• **THE EXERCISE**
Set the listing down again exactly, please, apart from its pictures.

• **INFORMATION PROVIDED**
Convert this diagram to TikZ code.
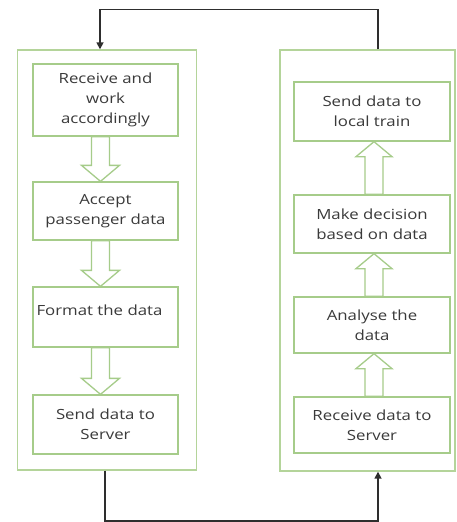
\documentclass[tikz,border=0pt]{standalone}
\usepackage{fontspec}
\setmainfont[FakeStretch=1.2]{Open Sans}
\usetikzlibrary{calc,arrows.meta}
\definecolor{lanegreen}{HTML}{B4D49A}
\definecolor{boxgreen}{HTML}{A6CC8A}
\definecolor{txtgray}{HTML}{3A3A3A}
\definecolor{linkgray}{HTML}{2E2E2E}
\tikzset{
  lane/.style={draw=lanegreen, line width=1.4pt, fill=white, rectangle},
  stepbox/.style={draw=boxgreen, line width=1.3pt, fill=white, rectangle,
    text=txtgray, align=center, inner sep=0pt,
    font=\fontsize{14}{20}\selectfont},
  hollow/.style={draw=boxgreen, line width=1.3pt, fill=white, line join=miter},
  link/.style={draw=linkgray, line width=1.6pt, -{Triangle[length=7pt,width=7pt]}},
}
% hollow block arrow pointing down, from the bottom of #1 to the top of #2
\newcommand{\downblock}[3]{%
  \draw[hollow] ($(#1.south)+(#3-9,0)$) -- ($(#2.north)+(#3-9,-16)$)
    -- ($(#2.north)+(#3-19,-16)$) -- ($(#2.north)+(#3,0)$)
    -- ($(#2.north)+(#3+19,-16)$) -- ($(#2.north)+(#3+9,-16)$)
    -- ($(#1.south)+(#3+9,0)$) -- cycle;}
% hollow block arrow pointing up, from the top of #1 to the bottom of #2
\newcommand{\upblock}[3]{%
  \draw[hollow] ($(#1.north)+(#3-9,0)$) -- ($(#2.south)+(#3-9,15)$)
    -- ($(#2.south)+(#3-18,15)$) -- ($(#2.south)+(#3,0)$)
    -- ($(#2.south)+(#3+18,15)$) -- ($(#2.south)+(#3+9,15)$)
    -- ($(#1.north)+(#3+9,0)$) -- cycle;}
\begin{document}
\begin{tikzpicture}[x=1pt,y=-1pt]
  \useasboundingbox (0,0) rectangle (457,522);

  % the two lanes
  \node[lane, minimum width=179pt, minimum height=420pt] (leftlane) at (107,260) {};
  \node[lane, minimum width=175pt, minimum height=421pt] (rightlane) at (367.5,260.5) {};

  % left lane: capture and upload
  \node[stepbox, minimum width=145pt, minimum height=72pt] (recv) at (105.5,100)
    {Receive and\\work\\accordingly};
  \node[stepbox, minimum width=145pt, minimum height=58pt] (accept) at (105.5,211)
    {Accept\\passenger data};
  \node[stepbox, minimum width=145pt, minimum height=60pt] (format) at (105.5,317) {};
  \node[text=txtgray, font=\fontsize{14}{20}\selectfont, anchor=west, inner sep=0pt]
    (formattxt) at ($(format.west)+(4,-7)$) {Format the data};
  \node[stepbox, minimum width=145pt, minimum height=59pt] (send) at (105.5,424.5)
    {Send data to\\Server};

  % right lane: server side
  \node[stepbox, minimum width=156pt, minimum height=59pt] (tolocal) at (372,111.5)
    {Send data to\\local train};
  \node[stepbox, minimum width=156pt, minimum height=58pt] (decide) at (372,224)
    {Make decision\\based on data};
  \node[stepbox, minimum width=156pt, minimum height=56pt] (analyse) at (372,325)
    {Analyse the\\data};
  \node[stepbox, minimum width=156pt, minimum height=56pt] (srvrecv) at (372,425)
    {Receive data to\\Server};

  % block arrows between steps
  \downblock{recv}{accept}{-5}
  \downblock{accept}{format}{-5}
  \downblock{format}{send}{-5}
  \upblock{srvrecv}{analyse}{2}
  \upblock{analyse}{decide}{2}
  \upblock{decide}{tolocal}{2}

  % loop connectors between the lanes
  \draw[link] ([xshift=10.5pt]rightlane.north) -- ++(0,-40) -| ([xshift=-7pt]leftlane.north);
  \draw[link] ([xshift=-2pt]leftlane.south) -- ++(0,50) -| ([xshift=10.5pt]rightlane.south);
\end{tikzpicture}
\end{document}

• **SOLVED PROBLEM**
Convert this diagram to TikZ code.
\documentclass[tikz,border=0pt]{standalone}
\usepackage{fontspec}
\setmainfont[FakeStretch=1.2]{Open Sans}
\usetikzlibrary{calc,arrows.meta}
\definecolor{lanegreen}{HTML}{B4D49A}
\definecolor{boxgreen}{HTML}{A6CC8A}
\definecolor{txtgray}{HTML}{3A3A3A}
\definecolor{linkgray}{HTML}{2E2E2E}
\tikzset{
  lane/.style={draw=lanegreen, line width=1.4pt, fill=white, rectangle},
  stepbox/.style={draw=boxgreen, line width=1.3pt, fill=white, rectangle,
    text=txtgray, align=center, inner sep=0pt,
    font=\fontsize{14}{20}\selectfont},
  hollow/.style={draw=boxgreen, line width=1.3pt, fill=white, line join=miter},
  link/.style={draw=linkgray, line width=1.6pt, -{Triangle[length=7pt,width=7pt]}},
}
% hollow block arrow pointing down, from the bottom of #1 to the top of #2
\newcommand{\downblock}[3]{%
  \draw[hollow] ($(#1.south)+(#3-9,0)$) -- ($(#2.north)+(#3-9,-16)$)
    -- ($(#2.north)+(#3-19,-16)$) -- ($(#2.north)+(#3,0)$)
    -- ($(#2.north)+(#3+19,-16)$) -- ($(#2.north)+(#3+9,-16)$)
    -- ($(#1.south)+(#3+9,0)$) -- cycle;}
% hollow block arrow pointing up, from the top of #1 to the bottom of #2
\newcommand{\upblock}[3]{%
  \draw[hollow] ($(#1.north)+(#3-9,0)$) -- ($(#2.south)+(#3-9,15)$)
    -- ($(#2.south)+(#3-18,15)$) -- ($(#2.south)+(#3,0)$)
    -- ($(#2.south)+(#3+18,15)$) -- ($(#2.south)+(#3+9,15)$)
    -- ($(#1.north)+(#3+9,0)$) -- cycle;}
\begin{document}
\begin{tikzpicture}[x=1pt,y=-1pt]
  \useasboundingbox (0,0) rectangle (457,522);

  % the two lanes
  \node[lane, minimum width=179pt, minimum height=420pt] (leftlane) at (107,260) {};
  \node[lane, minimum width=175pt, minimum height=421pt] (rightlane) at (367.5,260.5) {};

  % left lane: capture and upload
  \node[stepbox, minimum width=145pt, minimum height=72pt] (recv) at (105.5,100)
    {Receive and\\work\\accordingly};
  \node[stepbox, minimum width=145pt, minimum height=58pt] (accept) at (105.5,211)
    {Accept\\passenger data};
  \node[stepbox, minimum width=145pt, minimum height=60pt] (format) at (105.5,317) {};
  \node[text=txtgray, font=\fontsize{14}{20}\selectfont, anchor=west, inner sep=0pt]
    (formattxt) at ($(format.west)+(4,-7)$) {Format the data};
  \node[stepbox, minimum width=145pt, minimum height=59pt] (send) at (105.5,424.5)
    {Send data to\\Server};

  % right lane: server side
  \node[stepbox, minimum width=156pt, minimum height=59pt] (tolocal) at (372,111.5)
    {Send data to\\local train};
  \node[stepbox, minimum width=156pt, minimum height=58pt] (decide) at (372,224)
    {Make decision\\based on data};
  \node[stepbox, minimum width=156pt, minimum height=56pt] (analyse) at (372,325)
    {Analyse the\\data};
  \node[stepbox, minimum width=156pt, minimum height=56pt] (srvrecv) at (372,425)
    {Receive data to\\Server};

  % block arrows between steps
  \downblock{recv}{accept}{-5}
  \downblock{accept}{format}{-5}
  \downblock{format}{send}{-5}
  \upblock{srvrecv}{analyse}{2}
  \upblock{analyse}{decide}{2}
  \upblock{decide}{tolocal}{2}

  % loop connectors between the lanes
  \draw[link] ([xshift=10.5pt]rightlane.north) -- ++(0,-40) -| ([xshift=-7pt]leftlane.north);
  \draw[link] ([xshift=-2pt]leftlane.south) -- ++(0,50) -| ([xshift=10.5pt]rightlane.south);
\end{tikzpicture}
\end{document}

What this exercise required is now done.